Encore! is a mixed-use, mixed-income development including multifamily housing, senior housing, retail, and office space on the site of a previously isolated public housing development. Developed through a public/private partnership between Bank of America Community Development Corporation and the Tampa Housing Authority, Encore! incorporates advanced stormwater management as part of its efforts to achieve Leadership in Energy and Environmental Design for Neighborhood Development (LEED ND) certification. Water management has been a key component of the development strategy, with early infrastructural investments including an 18,000-square-foot water retention vault.
Situated between Old Tampa Bay and Hillsborough Bay, Tampa is surrounded by water, which ultimately flows into Tampa Bay and the Gulf of Mexico. Although Tampa does not have combined sewers or the requirements of a federal consent decree, stormwater management is a priority given the city’s frequent flooding and low elevation of three or four feet above sea level. Encore! sought to protect residents from flooding through the incorporation of district-scale water management that would capture all stormwater on site. “When you control runoff and cut down on erosion problems, . . . you don’t have that fear of standing water and flooding,” explains Leroy Moore, the Tampa Housing Authority senior vice president and chief operating officer. “It keeps the site safe, clean, and healthy.”

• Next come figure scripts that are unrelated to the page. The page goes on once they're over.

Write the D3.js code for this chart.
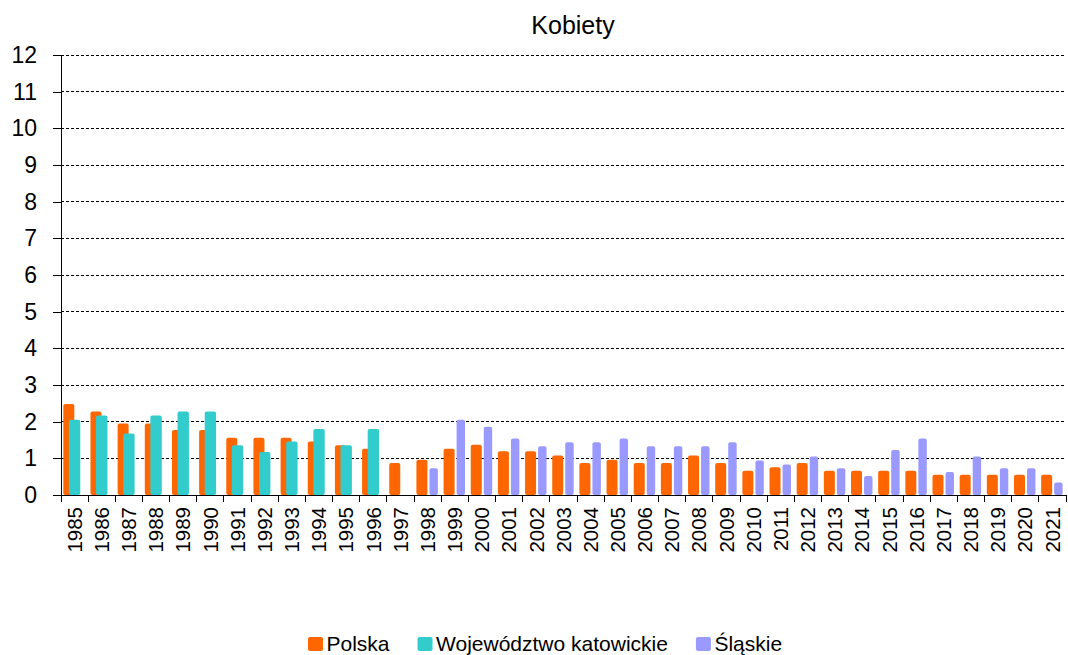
<!DOCTYPE html>
<html lang="pl">
<head>
<meta charset="UTF-8">
<title>Kobiety</title>
<style>
    body { margin: 0; background: #fff; }
    svg { display: block; font-family: "Liberation Sans", Arial, sans-serif; }
</style>
</head>
<body>
<div id="chart"></div>
<script src="https://d3js.org/d3.v7.min.js"></script>
<script>
// years on the x axis
var years = d3.range(1985, 2022).map(String);

// Polska, every year
var polska = [2.48, 2.28, 1.95, 1.95, 1.77, 1.77, 1.56, 1.56, 1.56, 1.46, 1.36, 1.26,
    0.87, 0.96, 1.26, 1.37, 1.19, 1.19, 1.08, 0.87, 0.96, 0.87, 0.87, 1.08,
    0.87, 0.66, 0.76, 0.87, 0.66, 0.66, 0.66, 0.66, 0.55, 0.55, 0.55, 0.55, 0.55];

// Województwo katowickie, 1985-1996
var katowickie = [2.05, 2.17, 1.68, 2.17, 2.28, 2.28, 1.36, 1.17, 1.46, 1.80, 1.36, 1.80];

// Śląskie, 1998-2021
var slaskie = [0.73, 2.05, 1.86, 1.54, 1.33, 1.44, 1.44, 1.54, 1.33, 1.33, 1.33, 1.44,
    0.94, 0.83, 1.05, 0.73, 0.52, 1.23, 1.54, 0.63, 1.05, 0.73, 0.73, 0.34];

var seriesNames = ["Polska", "Województwo katowickie", "Śląskie"];
var yTicks = d3.range(0, 13);

var width = 1068, height = 655;
var margin = { top: 55, right: 2, bottom: 160, left: 61 };

var svg = d3.select("#chart").append("svg")
    .attr("width", width)
    .attr("height", height);

var x = d3.scaleBand()
    .domain(years)
    .range([margin.left, width - margin.right]);

var y = d3.scaleLinear()
    .domain([0, 12])
    .range([height - margin.bottom, margin.top]);

// the three series, each with its own slot inside the year band
var series = [
    { name: seriesNames[0], color: "#FF6600", start: 0.085, size: 0.405,
      rows: years.map(function (yr, i) { return { year: yr, value: polska[i] }; }) },
    { name: seriesNames[1], color: "#33CCCC", start: 0.29, size: 0.42,
      rows: katowickie.map(function (v, i) { return { year: years[i], value: v }; }) },
    { name: seriesNames[2], color: "#9999FF", start: 0.565, size: 0.31,
      rows: slaskie.map(function (v, i) { return { year: years[i + 13], value: v }; }) }
];

// title
svg.append("text")
    .attr("x", 573)
    .attr("y", 34)
    .attr("text-anchor", "middle")
    .style("font-size", "25px")
    .attr("fill", "#000")
    .text("Kobiety");

// dashed grid lines
svg.append("g")
    .selectAll("line")
    .data(yTicks.slice(1))
    .join("line")
    .attr("x1", margin.left)
    .attr("x2", width - margin.right)
    .attr("y1", function (d) { return y(d); })
    .attr("y2", function (d) { return y(d); })
    .attr("stroke", "#000")
    .attr("stroke-width", 1)
    .attr("stroke-dasharray", "3,2")
    .attr("shape-rendering", "crispEdges");

// bars
series.forEach(function (s) {
    svg.append("g")
        .selectAll("rect")
        .data(s.rows)
        .join("rect")
        .attr("x", function (d) { return x(d.year) + x.bandwidth() * s.start; })
        .attr("width", x.bandwidth() * s.size)
        .attr("y", function (d) { return y(d.value); })
        .attr("height", function (d) { return y(0) - y(d.value); })
        .attr("rx", 2)
        .attr("fill", s.color);
});

// y axis
var yAxis = svg.append("g")
    .attr("transform", "translate(" + margin.left + ",0)")
    .call(d3.axisLeft(y).tickValues(yTicks).tickSize(8).tickPadding(16).tickSizeOuter(0));
yAxis.selectAll("text").style("font-size", "23px").attr("fill", "#000");
yAxis.selectAll("line, path").attr("stroke", "#000").attr("shape-rendering", "crispEdges");

// x axis, ticks sit on the band edges
var xAxis = svg.append("g")
    .attr("transform", "translate(0," + y(0) + ")")
    .call(d3.axisBottom(x).tickSize(0).tickSizeOuter(0).tickPadding(0));
xAxis.select("path").attr("stroke", "#000").attr("shape-rendering", "crispEdges");
xAxis.selectAll("text")
    .style("font-size", "20.5px")
    .attr("fill", "#000")
    .attr("text-anchor", "end")
    .attr("transform", "translate(0,12) rotate(-90)")
    .attr("dy", "0.35em")
    .attr("y", 0)
    .attr("x", 0);

svg.append("g")
    .selectAll("line")
    .data(years.concat(["end"]))
    .join("line")
    .attr("x1", function (d) { return d === "end" ? x.range()[1] : x(d); })
    .attr("x2", function (d) { return d === "end" ? x.range()[1] : x(d); })
    .attr("y1", y(0))
    .attr("y2", y(0) + 7)
    .attr("stroke", "#000")
    .attr("shape-rendering", "crispEdges");

// legend
var legend = svg.append("g");
var lx = 308;
series.forEach(function (s) {
    legend.append("rect")
        .attr("x", lx)
        .attr("y", 637)
        .attr("width", 15)
        .attr("height", 14)
        .attr("rx", 2)
        .attr("fill", s.color);
    var t = legend.append("text")
        .attr("x", lx + 18.5)
        .attr("y", 651)
        .style("font-size", "21px")
        .attr("fill", "#000")
        .text(s.name);
    lx += 18.5 + t.node().getComputedTextLength() + 28;
});
</script>
</body>
</html>
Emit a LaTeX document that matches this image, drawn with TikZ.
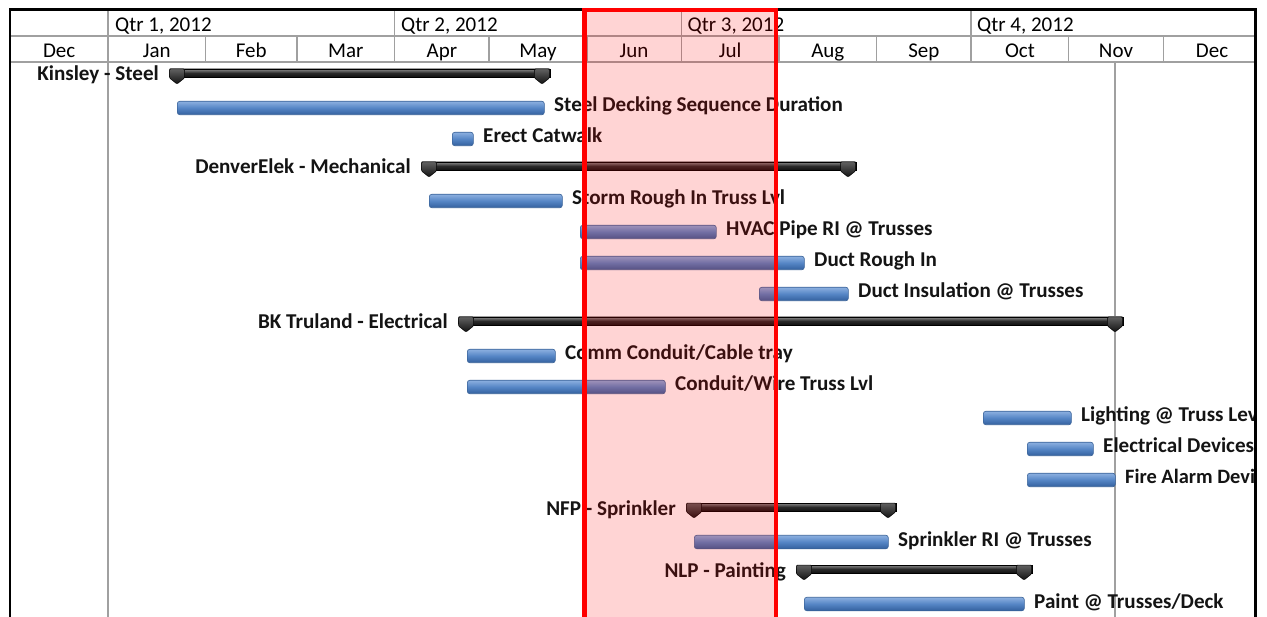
\documentclass[tikz,border=0pt]{standalone}
\usepackage{fontspec}
\setmainfont{Carlito}
\definecolor{gridgray}{HTML}{A0A0A0}
\definecolor{barTop}{HTML}{8CB0E0}
\definecolor{barMid}{HTML}{5585C5}
\definecolor{barBot}{HTML}{33609E}
\definecolor{barEdge}{HTML}{3A6399}
\definecolor{sumTop}{HTML}{8A8A8A}
\definecolor{sumMid}{HTML}{2A2A2A}
\definecolor{sumBot}{HTML}{111111}
\definecolor{hiRed}{HTML}{FF0000}
\tikzset{
  gridline/.style={draw=gridgray, line width=1.4pt},
  hdrtext/.style={font=\fontsize{21}{25}\selectfont, inner sep=0pt, text=black},
  lbl/.style={font=\bfseries\fontsize{21.1}{25}\selectfont, inner sep=0pt, text=black!92},
  taskbar/.style={rectangle, rounded corners=2.5pt, minimum height=13.5pt, inner sep=0pt, draw=barEdge, line width=0.6pt, top color=barTop, bottom color=barBot, middle color=barMid},
  sumbar/.style={rectangle, minimum height=8pt, inner sep=0pt, draw=black, line width=0.4pt, top color=sumTop, bottom color=sumBot, middle color=sumMid},
  summark/.style={draw=black, line width=0.5pt, rounded corners=1pt, top color=sumTop!70!black, bottom color=sumBot},
}
\newcommand\taskrow[5]{%
  \pgfmathsetmacro\barw{#3-#2}%
  \node[taskbar, minimum width=\barw pt, anchor=west] (#1) at (#2,#4+3) {};
  \node[lbl, anchor=base west] (#1l) at (#3+10,#4+7) {#5};
}
\newcommand\sumrow[5]{%
  \pgfmathsetmacro\barw{#3-#2+15}%
  \node[sumbar, minimum width=\barw pt, anchor=west] (#1) at (#2-7.5,#4-1) {};
  \shadedraw[summark] (#2-7.5,#4-5) -- ++(15,0) -- ++(0,9) -- ++(-7.5,6) -- ++(-7.5,-6) -- cycle;
  \shadedraw[summark] (#3-7.5,#4-5) -- ++(15,0) -- ++(0,9) -- ++(-7.5,6) -- ++(-7.5,-6) -- cycle;
  \node[lbl, anchor=base east] (#1l) at (#2-18,#4+7) {#5};
}
\begin{document}
\begin{tikzpicture}[x=1pt,y=-1pt]
\useasboundingbox (0,0) rectangle (1267,617);
\fill[white] (0,0) rectangle (1267,617);
\begin{scope}
\clip (10,9) rectangle (1256,617);
% header grid
\draw[gridline] (10,36) -- (1256,36);
\draw[gridline] (10,62) -- (1256,62);
\foreach \x in {205.65,297,489.15,586.8,778.95,876.6,1068.75,1163.25}
  \draw[gridline] (\x,36) -- (\x,62);
\foreach \x in {394.65,681.3,971.1}
  \draw[gridline] (\x,9) -- (\x,62);
\draw[gridline] (108,9) -- (108,617);
\draw[gridline] (1115,62) -- (1115,617);
% quarter labels
\node[hdrtext, anchor=base west] (q1) at (115,31.5) {Qtr 1, 2012};
\node[hdrtext, anchor=base west] (q2) at (401,31.5) {Qtr 2, 2012};
\node[hdrtext, anchor=base west] (q3) at (687.5,31.5) {Qtr 3, 2012};
\node[hdrtext, anchor=base west] (q4) at (977,31.5) {Qtr 4, 2012};
% month labels
\foreach \x/\m [count=\i] in {59.2/Dec,156.8/Jan,251.3/Feb,345.8/Mar,441.9/Apr,538/May,634/Jun,730.1/Jul,827.8/Aug,923.9/Sep,1019.9/Oct,1116/Nov,1212/Dec}
  \node[hdrtext, anchor=base] (m\i) at (\x,57.5) {\m};
% rows
\sumrow{s1}{177}{542}{74}{Kinsley - Steel}
\taskrow{t2}{177}{544}{105}{Steel Decking Sequence Duration}
\taskrow{t3}{452}{473}{136}{Erect Catwalk}
\sumrow{s4}{429}{848}{167}{DenverElek - Mechanical}
\taskrow{t5}{429}{562}{198}{Storm Rough In Truss Lvl}
\taskrow{t6}{580}{716}{229}{HVAC Pipe RI @ Trusses}
\taskrow{t7}{580}{804}{260}{Duct Rough In}
\taskrow{t8}{759}{848}{291}{Duct Insulation @ Trusses}
\sumrow{s9}{466}{1115}{322}{BK Truland - Electrical}
\taskrow{t10}{467}{555}{353}{Comm Conduit/Cable tray}
\taskrow{t11}{467}{665}{384}{Conduit/Wire Truss Lvl}
\taskrow{t12}{983}{1071}{415}{Lighting @ Truss Lev}
\taskrow{t13}{1027}{1093}{446}{Electrical Devices}
\taskrow{t14}{1027}{1115}{477}{\fontsize{20.4}{25}\selectfont Fire Alarm Devi}
\sumrow{s15}{694}{888}{508}{NFP - Sprinkler}
\taskrow{t16}{694}{888}{539}{Sprinkler RI @ Trusses}
\sumrow{s17}{804}{1024}{570}{NLP - Painting}
\taskrow{t18}{804}{1024}{601}{Paint @ Trusses/Deck}
\end{scope}
% frame
\draw[black, line width=2.5pt] (9.8,630) -- (9.8,9.5) -- (1255.5,9.5) -- (1255.5,630);
% highlight
\fill[hiRed, fill opacity=0.17] (584.5,9.8) rectangle (776,630);
\draw[hiRed, line width=4.5pt] (584.5,630) -- (584.5,9.8) -- (776,9.8) -- (776,630);
\end{tikzpicture}
\end{document}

The centerpiece of the water management system is a water-retention vault that accommodates 33,000 cubic feet of water. The chamber is roughly 12 feet below ground, with a three-foot rock layer below the chambers. “It is the slickest, coolest feature that we’ve done from a sustainability perspective. . . . It is one of the most unique stormwater management systems in the state on account of its size,” explains Marc Mariano, then assistant director of site development for Cardno TBE. All surface stormwater is collected from the site in the vault and then treated through a system of nutrient-separating baffle boxes and sediment chambers that capture pollutants. Water is then stored for irrigation use. When the vault is at capacity, stormwater runoff is filtered through sand before reaching Tampa Bay. Over several years, water has yet to leave the site or be piped in for irrigation.
The project also reduces stormwater runoff through permeable pavers, native plants, and other elements. Land above the water-retention vault has been transformed into Technology Park, a passive educational park that serves to explain Encore!’s green building practices to area residents.
Innovative Water Management Features
- Stormwater vault and baffle boxes. The 18,000-square-foot stormwater vault is structured with five-foot individual cubes that together hold up to 33,000 cubic feet of stormwater. Stormwater then flows through two baffle boxes for pretreatment before being used for landscaping irrigation.
- Permeable pavers and native plants. Encore! manages stormwater in an urban setting by using permeable pavers and native plants that are not irrigation intensive. Pavers on the hardscapes and the median of the central street through Encore! contribute to stormwater management and create visibility for the stormwater system. The landscape palette is estimated to reduce water needs for landscaping by 50 percent.
- Park with educational signage. Technology Park, a 16,000-square-foot park located above the stormwater vault, features educational kiosks, solar public art, and the district chiller. Visitors
often watch the fluctuation of water in and out. “Once you draw people to the vault, you can educate them about it and the many sustainability features built into Encore!,” explains Moore.
The investment in cutting-edge stormwater management features allowed Encore! to maximize the developable land on the site. A traditional retention pond and water collection system would have required six acres: the net gain of developable land from having used a half-acre vault is three city blocks, or about a quarter of the full site. Moore explains, “We were motivated by not having to consume a lot of that land with surface retention.” Investing in stormwater technologies allowed Encore! to be “a more valuable project and an urban scale,” according to Moore.
“We decided to put our dollars into infrastructure that would allow us to go vertical on our buildings when the market turned back.” Leroy Moore, Senior Vice President and Chief Operating Officer, Tampa Housing Authority
Encore! also benefited greatly from federal government funding available at the time of development. As Moore explains, “The recession hit and everything was put on hold, but we had the most shovel-ready site in the country.” The development team initially committed to district-scale green and stormwater infrastructure when it planned to use tax increment financing. However, instead of using that approach, the development team leveraged a $28 million stimulus grant to complete the site’s district-scale infrastructure.
Today, the Tampa Housing Authority is investigating district-scale infrastructure opportunities for another public/private redevelopment, the $2 billion Tampa Live project.
- District-scale stormwater management can free up developable land and create a more urban development product. Using a stormwater vault rather than a retention pond not only ensured that
the maximum portion of the site was available for development, but also fostered the creation of a better-connected street network.
- District-scale sustainable utilities were a part of the marketing draw for the site. The market-rate units at Encore! were leased up before the affordable units, which the development team attributes to the location, competitive pricing, and branding. “All of our indications show that market-rate residents want to live in sustainable communities,” explains Moore.
- Stormwater infrastructure provides an opportunity to educate and inspire. Stormwater infrastructure is celebrated in the park topping the stormwater vault.